Can you write out all the lines word for word, with no pictures?
↓↓↓
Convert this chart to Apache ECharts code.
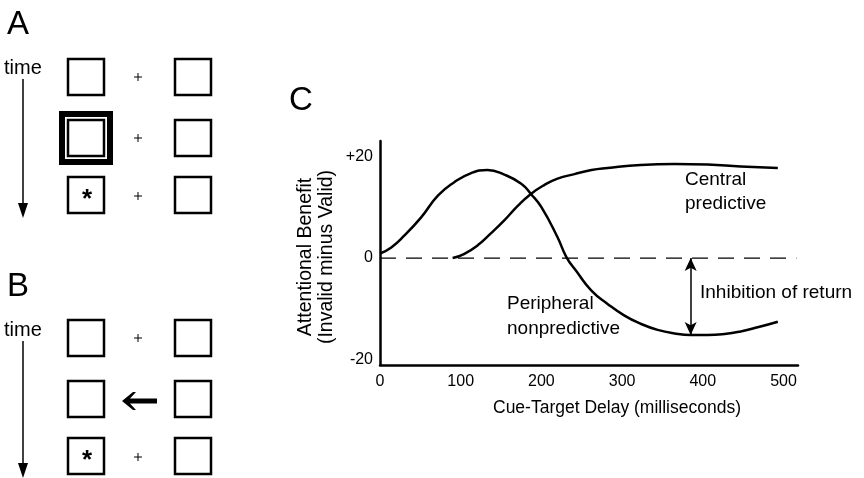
<!DOCTYPE html>
<html>
<head>
<meta charset="utf-8">
<script src="https://cdn.jsdelivr.net/npm/echarts@6/dist/echarts.min.js"></script>
<style>
  html, body { margin: 0; background: #fff; }
  #chart { width: 864px; height: 478px; }
</style>
</head>
<body>
<div id="chart"></div>
<script>
// panel C data (cue-target delay in ms, benefit)
const xTicks = [0, 100, 200, 300, 400, 500]
const yTicks = [-20, 0, 20]
const peripheral = [
  [0, 0.9], [14, 2.1], [30, 4.4], [51, 8.0], [72, 12.3], [92, 14.9], [113, 16.7],
  [133, 17.3], [154, 16.4], [175, 14.6], [187, 12.6], [200, 10.0], [220, 4.1],
  [231, 0.2], [243, -2.5], [262, -6.4], [282, -9.0], [303, -11.3], [323, -12.9],
  [344, -14.1], [365, -14.8], [385, -15.1], [406, -15.1], [427, -14.9],
  [447, -14.4], [468, -13.6], [493, -12.5]
]
const central = [
  [90, 0], [104, 0.8], [121, 2.5], [137, 4.8], [154, 7.4], [171, 10.3],
  [187, 12.6], [203, 14.3], [220, 15.6], [241, 16.5], [262, 17.3], [282, 17.7],
  [323, 18.3], [365, 18.5], [406, 18.4], [447, 18.0], [493, 17.7]
]
const zeroLine = [[0, 0], [516, 0]]
const inhibition = [[385, 0], [385, -15.1]]

const font = '"Liberation Sans", Arial, sans-serif'

// schematic panels A and B
function square (x, y, s, lw) {
  return { type: 'rect', shape: { x: x, y: y, width: s, height: s },
    style: { fill: 'none', stroke: '#000', lineWidth: lw } }
}
function txt (x, y, t, size, more) {
  return { type: 'text', x: x, y: y,
    style: Object.assign({ text: t, font: size + 'px ' + font, fill: '#000' }, more || {}) }
}
function plus (x, y) {
  return [
    { type: 'line', shape: { x1: x - 4, y1: y, x2: x + 4, y2: y }, style: { stroke: '#000', lineWidth: 1 } },
    { type: 'line', shape: { x1: x, y1: y - 4, x2: x, y2: y + 4 }, style: { stroke: '#000', lineWidth: 1 } }
  ]
}
function star (x, y) {
  return txt(x, y, '*', 'bold 26', { align: 'center', verticalAlign: 'middle' })
}
function timeArrow (y1, y2) {
  return [
    { type: 'line', shape: { x1: 23, y1: y1, x2: 23, y2: y2 - 12 }, style: { stroke: '#000', lineWidth: 1.5 } },
    { type: 'polygon', shape: { points: [[18, y2 - 15], [28, y2 - 15], [23, y2]] }, style: { fill: '#000' } }
  ]
}

let g = []
// A
g.push(txt(7, 8, 'A', 33))
g.push(txt(4, 68, 'time', 20, { verticalAlign: 'middle' }))
g = g.concat(timeArrow(79, 218))
g.push(square(68, 59, 36, 2.5), square(175, 59, 36, 2.5))
g = g.concat(plus(138, 77))
g.push({ type: 'rect', shape: { x: 62, y: 114, width: 48, height: 48 },
  style: { fill: 'none', stroke: '#000', lineWidth: 6 } })
g.push(square(68, 120, 36, 2.5), square(175, 120, 36, 2.5))
g = g.concat(plus(138, 138))
g.push(square(68, 177, 36, 2.5), square(175, 177, 36, 2.5))
g = g.concat(plus(138, 196))
g.push(star(87, 200))
// B
g.push(txt(7, 270, 'B', 33))
g.push(txt(4, 330, 'time', 20, { verticalAlign: 'middle' }))
g = g.concat(timeArrow(341, 478))
g.push(square(68, 320, 36, 2.5), square(175, 320, 36, 2.5))
g = g.concat(plus(138, 338))
g.push(square(68, 381, 36, 2.5), square(175, 381, 36, 2.5))
g.push({ type: 'polygon', shape: { points: [[122, 401], [133, 392], [136, 392], [130, 398.5], [157, 398.5], [157, 403.5], [130, 403.5], [136, 410], [133, 410]] },
  style: { fill: '#000' } })
g.push(square(68, 438, 36, 2.5), square(175, 438, 36, 2.5))
g = g.concat(plus(138, 457))
g.push(star(87, 461))
// C labels
g.push(txt(289, 84, 'C', 33))
g.push(txt(685, 168, 'Central\npredictive', 19, { lineHeight: 24 }))
g.push(txt(507, 291, 'Peripheral\nnonpredictive', 19, { lineHeight: 25 }))
g.push(txt(700, 293, 'Inhibition of return', 19, { verticalAlign: 'middle' }))
g.push(txt(617, 408, 'Cue-Target Delay (milliseconds)', 17.5, { align: 'center', verticalAlign: 'middle' }))
g.push(Object.assign(txt(316, 257, 'Attentional Benefit\n(Invalid minus Valid)', 19.5,
  { align: 'center', verticalAlign: 'middle', lineHeight: 21 }), { rotation: Math.PI / 2 }))

let myChart = echarts.init(document.getElementById('chart'))
let option = {
  animation: false,
  backgroundColor: '#fff',
  textStyle: { fontFamily: font },
  grid: { left: 380, top: 141, right: 66, bottom: 113 },
  graphic: g,
  xAxis: {
    type: 'value',
    min: 0,
    max: 518,
    splitLine: { show: false },
    axisTick: { show: false },
    axisLine: { show: true, onZero: false, lineStyle: { color: '#000', width: 2.5 } },
    axisLabel: { customValues: xTicks, color: '#000', fontSize: 16, margin: 9 }
  },
  yAxis: {
    type: 'value',
    min: -21,
    max: 23,
    splitLine: { show: false },
    axisTick: { show: false },
    axisLine: { show: true, lineStyle: { color: '#000', width: 2.5 } },
    axisLabel: {
      customValues: yTicks, color: '#000', fontSize: 16, margin: 7,
      formatter: function (v) { return v > 0 ? '+' + v : String(v) }
    }
  },
  series: [
    {
      name: 'zero',
      type: 'line',
      data: zeroLine,
      symbol: 'none',
      lineStyle: { color: '#000', width: 1.2, type: [16, 10] },
      markLine: {
        silent: true,
        symbol: ['arrow', 'arrow'],
        symbolSize: [9, 13],
        label: { show: false },
        lineStyle: { color: '#000', width: 1.5, type: 'solid' },
        data: [[{ coord: inhibition[0] }, { coord: inhibition[1] }]]
      }
    },
    {
      name: 'Peripheral nonpredictive',
      type: 'line',
      data: peripheral,
      symbol: 'none',
      smooth: 0.5,
      lineStyle: { color: '#000', width: 2.5 }
    },
    {
      name: 'Central predictive',
      type: 'line',
      data: central,
      symbol: 'none',
      smooth: 0.5,
      lineStyle: { color: '#000', width: 2.5 }
    }
  ]
}
myChart.setOption(option, true)
</script>
</body>
</html>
↑↑↑
RESULT OF THIS TASK |
Convert this chart to Apache ECharts code.
<!DOCTYPE html>
<html>
<head>
<meta charset="utf-8">
<script src="https://cdn.jsdelivr.net/npm/echarts@6/dist/echarts.min.js"></script>
<style>
  html, body { margin: 0; background: #fff; }
  #chart { width: 864px; height: 478px; }
</style>
</head>
<body>
<div id="chart"></div>
<script>
// panel C data (cue-target delay in ms, benefit)
const xTicks = [0, 100, 200, 300, 400, 500]
const yTicks = [-20, 0, 20]
const peripheral = [
  [0, 0.9], [14, 2.1], [30, 4.4], [51, 8.0], [72, 12.3], [92, 14.9], [113, 16.7],
  [133, 17.3], [154, 16.4], [175, 14.6], [187, 12.6], [200, 10.0], [220, 4.1],
  [231, 0.2], [243, -2.5], [262, -6.4], [282, -9.0], [303, -11.3], [323, -12.9],
  [344, -14.1], [365, -14.8], [385, -15.1], [406, -15.1], [427, -14.9],
  [447, -14.4], [468, -13.6], [493, -12.5]
]
const central = [
  [90, 0], [104, 0.8], [121, 2.5], [137, 4.8], [154, 7.4], [171, 10.3],
  [187, 12.6], [203, 14.3], [220, 15.6], [241, 16.5], [262, 17.3], [282, 17.7],
  [323, 18.3], [365, 18.5], [406, 18.4], [447, 18.0], [493, 17.7]
]
const zeroLine = [[0, 0], [516, 0]]
const inhibition = [[385, 0], [385, -15.1]]

const font = '"Liberation Sans", Arial, sans-serif'

// schematic panels A and B
function square (x, y, s, lw) {
  return { type: 'rect', shape: { x: x, y: y, width: s, height: s },
    style: { fill: 'none', stroke: '#000', lineWidth: lw } }
}
function txt (x, y, t, size, more) {
  return { type: 'text', x: x, y: y,
    style: Object.assign({ text: t, font: size + 'px ' + font, fill: '#000' }, more || {}) }
}
function plus (x, y) {
  return [
    { type: 'line', shape: { x1: x - 4, y1: y, x2: x + 4, y2: y }, style: { stroke: '#000', lineWidth: 1 } },
    { type: 'line', shape: { x1: x, y1: y - 4, x2: x, y2: y + 4 }, style: { stroke: '#000', lineWidth: 1 } }
  ]
}
function star (x, y) {
  return txt(x, y, '*', 'bold 26', { align: 'center', verticalAlign: 'middle' })
}
function timeArrow (y1, y2) {
  return [
    { type: 'line', shape: { x1: 23, y1: y1, x2: 23, y2: y2 - 12 }, style: { stroke: '#000', lineWidth: 1.5 } },
    { type: 'polygon', shape: { points: [[18, y2 - 15], [28, y2 - 15], [23, y2]] }, style: { fill: '#000' } }
  ]
}

let g = []
// A
g.push(txt(7, 8, 'A', 33))
g.push(txt(4, 68, 'time', 20, { verticalAlign: 'middle' }))
g = g.concat(timeArrow(79, 218))
g.push(square(68, 59, 36, 2.5), square(175, 59, 36, 2.5))
g = g.concat(plus(138, 77))
g.push({ type: 'rect', shape: { x: 62, y: 114, width: 48, height: 48 },
  style: { fill: 'none', stroke: '#000', lineWidth: 6 } })
g.push(square(68, 120, 36, 2.5), square(175, 120, 36, 2.5))
g = g.concat(plus(138, 138))
g.push(square(68, 177, 36, 2.5), square(175, 177, 36, 2.5))
g = g.concat(plus(138, 196))
g.push(star(87, 200))
// B
g.push(txt(7, 270, 'B', 33))
g.push(txt(4, 330, 'time', 20, { verticalAlign: 'middle' }))
g = g.concat(timeArrow(341, 478))
g.push(square(68, 320, 36, 2.5), square(175, 320, 36, 2.5))
g = g.concat(plus(138, 338))
g.push(square(68, 381, 36, 2.5), square(175, 381, 36, 2.5))
g.push({ type: 'polygon', shape: { points: [[122, 401], [133, 392], [136, 392], [130, 398.5], [157, 398.5], [157, 403.5], [130, 403.5], [136, 410], [133, 410]] },
  style: { fill: '#000' } })
g.push(square(68, 438, 36, 2.5), square(175, 438, 36, 2.5))
g = g.concat(plus(138, 457))
g.push(star(87, 461))
// C labels
g.push(txt(289, 84, 'C', 33))
g.push(txt(685, 168, 'Central\npredictive', 19, { lineHeight: 24 }))
g.push(txt(507, 291, 'Peripheral\nnonpredictive', 19, { lineHeight: 25 }))
g.push(txt(700, 293, 'Inhibition of return', 19, { verticalAlign: 'middle' }))
g.push(txt(617, 408, 'Cue-Target Delay (milliseconds)', 17.5, { align: 'center', verticalAlign: 'middle' }))
g.push(Object.assign(txt(316, 257, 'Attentional Benefit\n(Invalid minus Valid)', 19.5,
  { align: 'center', verticalAlign: 'middle', lineHeight: 21 }), { rotation: Math.PI / 2 }))

let myChart = echarts.init(document.getElementById('chart'))
let option = {
  animation: false,
  backgroundColor: '#fff',
  textStyle: { fontFamily: font },
  grid: { left: 380, top: 141, right: 66, bottom: 113 },
  graphic: g,
  xAxis: {
    type: 'value',
    min: 0,
    max: 518,
    splitLine: { show: false },
    axisTick: { show: false },
    axisLine: { show: true, onZero: false, lineStyle: { color: '#000', width: 2.5 } },
    axisLabel: { customValues: xTicks, color: '#000', fontSize: 16, margin: 9 }
  },
  yAxis: {
    type: 'value',
    min: -21,
    max: 23,
    splitLine: { show: false },
    axisTick: { show: false },
    axisLine: { show: true, lineStyle: { color: '#000', width: 2.5 } },
    axisLabel: {
      customValues: yTicks, color: '#000', fontSize: 16, margin: 7,
      formatter: function (v) { return v > 0 ? '+' + v : String(v) }
    }
  },
  series: [
    {
      name: 'zero',
      type: 'line',
      data: zeroLine,
      symbol: 'none',
      lineStyle: { color: '#000', width: 1.2, type: [16, 10] },
      markLine: {
        silent: true,
        symbol: ['arrow', 'arrow'],
        symbolSize: [9, 13],
        label: { show: false },
        lineStyle: { color: '#000', width: 1.5, type: 'solid' },
        data: [[{ coord: inhibition[0] }, { coord: inhibition[1] }]]
      }
    },
    {
      name: 'Peripheral nonpredictive',
      type: 'line',
      data: peripheral,
      symbol: 'none',
      smooth: 0.5,
      lineStyle: { color: '#000', width: 2.5 }
    },
    {
      name: 'Central predictive',
      type: 'line',
      data: central,
      symbol: 'none',
      smooth: 0.5,
      lineStyle: { color: '#000', width: 2.5 }
    }
  ]
}
myChart.setOption(option, true)
</script>
</body>
</html>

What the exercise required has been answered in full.